Non sono giornate tranquille a palazzo Santa Lucia, sede della regione Campania a Napoli. E non per lo sciame sismico che prosegue ai campi Flegrei, per ora fortunatamente senza danni alle persone, ma perché il presidente della Regione Vincenzo De Luca è ormai ai ferri corti, per usare un eufemismo, con i vertici nazionali del Pd. Che non sarebbe una notizia, visto che gli screzi proseguono da mesi, da quando cioè Elly Schlein è stata eletta al vertice del Nazareno a spese di Stefano Bonaccini, sostenuto da De Luca, ma lo diventa nel momento in cui gli insulti lanciati nel fine settimana dallo “sceriffo di Salerno” alla festa dell’Unità partenopea hanno rappresentato la classica goccia che ha fatto traboccare il vaso.

Schlein, di De Luca, non ne vuole sapere più nulla. E poco importa se l’alternativa è il rischio concreto di perdere la guida di una delle Regioni più importanti d’Italia, visto il consenso di cui gode De Luca. L’alternativa, secondo il Nazareno, esiste, e come già accaduto con la candidatura, poi rivelatasi vincente, di Gaetano Manfredi a sindaco di Napoli, consiste nell’abbraccio con il Movimento 5 Stelle di Giuseppe Conte. Che in Campania, oltre alla Sicilia, ha il suo maggior bacino elettorale, e che è pronto a tirare fuori il coniglio dal cilindro in vista delle prossime Regionali.

Si vota nel 2026, è vero, e di tempo ce n’è a sufficienza. Ma di nomi per il dopo De Luca (espressione che porta alla scomunica in chiunque la pronunci tra le mura di palazzo Santa Lucia) già se ne fanno. L’ipotesi più intrigante sul tavolo è niente di meno che quella di Roberto Fico, che dopo una militanza della prima ora nella fase più movimentista del grillismo, da presidente della Camera ha sposato toni e postura istituzionale, dimostrandosi attendo ad alcune istanze molto care ai dem, ad esempio sul caso Regeni.

La candidatura fa parte di un più ampio progetto di alleanza tra Pd e M5S che dovrebbe portare a candidature comuni in molte delle Regioni e delle città per le quali si andrà al voto nel 2024. Dall’Abruzzo all’Umbria, fino a Basilicata e Sardegna, passando per Ferrara, Pesaro e Bari. Un’alleanza “a metà”, dal momento che i due partiti correranno divisi alle Europee per via del proporzionale, ma che nei territori ha tutta l’aria di essere una vera coalizione. E che in quanto tale ha bisogno di nomi, forti, conosciuti, capaci di attirare consensi in entrambi i bacini elettorali. Identikit che in Campania corrisponde proprio a quello dell’ex presidente della Camera.

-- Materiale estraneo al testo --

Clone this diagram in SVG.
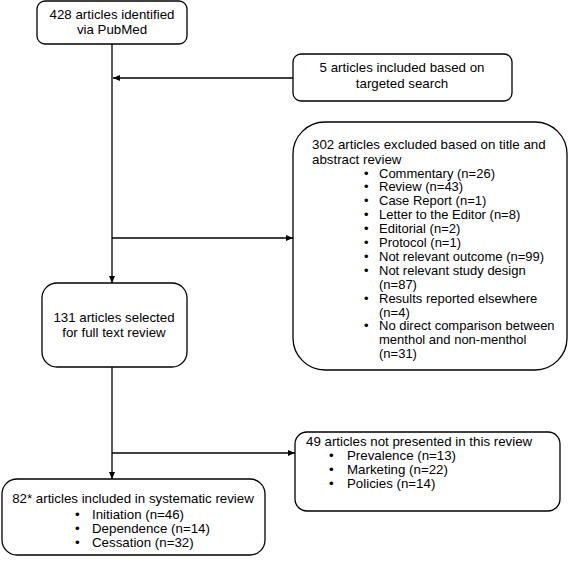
<svg xmlns="http://www.w3.org/2000/svg" width="568" height="564" viewBox="0 0 568 564">
<style>
.box{fill:#fff;stroke:#000;stroke-width:1.3}
.t{font-family:"Liberation Sans",Arial,sans-serif;font-size:13.3px;fill:#000}
.c{text-anchor:middle}
.sm{font-size:13px}
.ln{fill:none;stroke:#000;stroke-width:1.3}
</style>
<defs>
<marker id="ah" markerWidth="8" markerHeight="8" refX="7" refY="4" orient="auto" markerUnits="userSpaceOnUse">
<path d="M0,1 L7,4 L0,7 Z" fill="#000"/>
</marker>
</defs>
<rect width="568" height="564" fill="#fff"/>
<g id="connectors">
<line class="ln" x1="112" y1="44" x2="112" y2="283" marker-end="url(#ah)"/>
<line class="ln" x1="293" y1="78" x2="113" y2="78" marker-end="url(#ah)"/>
<line class="ln" x1="112" y1="238" x2="293" y2="238" marker-end="url(#ah)"/>
<line class="ln" x1="112" y1="367" x2="112" y2="479" marker-end="url(#ah)"/>
<line class="ln" x1="112" y1="453" x2="295" y2="453" marker-end="url(#ah)"/>
</g>
<g id="n1">
<rect class="box" x="37" y="1" width="150" height="43" rx="8"/>
<text class="t c" x="112" y="19">428 articles identified</text>
<text class="t c" x="112" y="34">via PubMed</text>
</g>
<g id="n2">
<rect class="box" x="293" y="54" width="219" height="47" rx="8"/>
<text class="t c" x="402" y="72">5 articles included based on</text>
<text class="t c" x="402" y="88">targeted search</text>
</g>
<g id="n3">
<rect class="box" x="293" y="122" width="274" height="248" rx="32"/>
<text class="t" x="312" y="149">302 articles excluded based on title and</text>
<text class="t" x="312" y="164">abstract review</text>
<g class="t sm">
<text x="364" y="177.5">•</text><text x="379" y="177.5">Commentary (n=26)</text>
<text x="364" y="191.4">•</text><text x="379" y="191.4">Review (n=43)</text>
<text x="364" y="205.3">•</text><text x="379" y="205.3">Case Report (n=1)</text>
<text x="364" y="219.2">•</text><text x="379" y="219.2">Letter to the Editor (n=8)</text>
<text x="364" y="233.1">•</text><text x="379" y="233.1">Editorial (n=2)</text>
<text x="364" y="247">•</text><text x="379" y="247">Protocol (n=1)</text>
<text x="364" y="260.9">•</text><text x="379" y="260.9">Not relevant outcome (n=99)</text>
<text x="364" y="274.8">•</text><text x="379" y="274.8">Not relevant study design</text>
<text x="379" y="288.7">(n=87)</text>
<text x="364" y="302.6">•</text><text x="379" y="302.6">Results reported elsewhere</text>
<text x="379" y="316.5">(n=4)</text>
<text x="364" y="330.4">•</text><text x="379" y="330.4">No direct comparison between</text>
<text x="379" y="344.3">menthol and non-menthol</text>
<text x="379" y="358.2">(n=31)</text>
</g>
</g>
<g id="n4">
<rect class="box" x="42" y="283" width="145" height="84" rx="15"/>
<text class="t c" x="114" y="322">131 articles selected</text>
<text class="t c" x="114" y="337">for full text review</text>
</g>
<g id="n5">
<rect class="box" x="2" y="479" width="263" height="76" rx="15"/>
<text class="t c" x="133" y="503">82* articles included in systematic review</text>
<g class="t">
<text x="75" y="519">•</text><text x="92" y="519">Initiation (n=46)</text>
<text x="75" y="533">•</text><text x="92" y="533">Dependence (n=14)</text>
<text x="75" y="547">•</text><text x="92" y="547">Cessation (n=32)</text>
</g>
</g>
<g id="n6">
<rect class="box" x="295" y="432" width="265" height="79" rx="12"/>
<text class="t" x="306" y="446">49 articles not presented in this review</text>
<g class="t">
<text x="329" y="460">•</text><text x="347" y="460">Prevalence (n=13)</text>
<text x="329" y="474">•</text><text x="347" y="474">Marketing (n=22)</text>
<text x="329" y="488">•</text><text x="347" y="488">Policies (n=14)</text>
</g>
</g>
</svg>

Ma c’è un non detto, e cioè che la Campania non è Napoli. E senza la candidatura di un “uomo forte”, come è De Luca, c’è il serio rischio di consegnare la Regione in mano alla destra. Che secondo rumors dei palazzi romani potrebbe pensare di candidare l’attuale ministro della Cultura, Gennaro Sangiuliano. Insomma la confusione è ancora molta, ma l’unica certezza è che De Luca e Schlein praticamente non si parlano più.

«Dovremmo cercare di costruire le condizioni per un Partito Democratico, non per Lotta Continua - ha detto lo “sceriffo” alla festa dell’Unità - Se dovevamo costruire una forza politica radicale di sinistra, che ci riscalda il cuore e poi perde le elezioni, non c’era bisogno del Pd». Ma ha anche parlato dell’ipotesi terzo mandato, spiegando che «ci sono parlamentari che sono dentro da sette legislature» e che il commissario del Pd in Campania, Antonio Misiani «ha cinque legislature, ed era parlamentare con i calzoni corti». Per poi concludere in attacco. «Il problema è De Luca, uno che non ha correnti - ha sottolineato - Ma la verità viene prima delle bandiere. E tra verità e partito sceglierò sempre la verità».

Con tanto di libro in uscita il prossimo 24 ottobre, il cui titolo, Nonostante il Pd, è tutto un programma. Il presidente ha pronto un tour di presentazione in tutta Italia «per far conoscere un’altra idea di partito», definito «un pollaio di imbecilli, cafoni e cialtroni».

Per De Luca, insomma, gli attuali vertici del Nazareno stanno sbagliando tutto, in primis opponendosi a un suo terzo mandato. Ma la strategia del presidente è chiara: lasciare che Schlein vada a sbattere e poi prendersi quello che secondo lui gli spetta. D’altronde, come si dice da quelle parti, “’o purpo s’adda cocere int’a l’acqua soja”.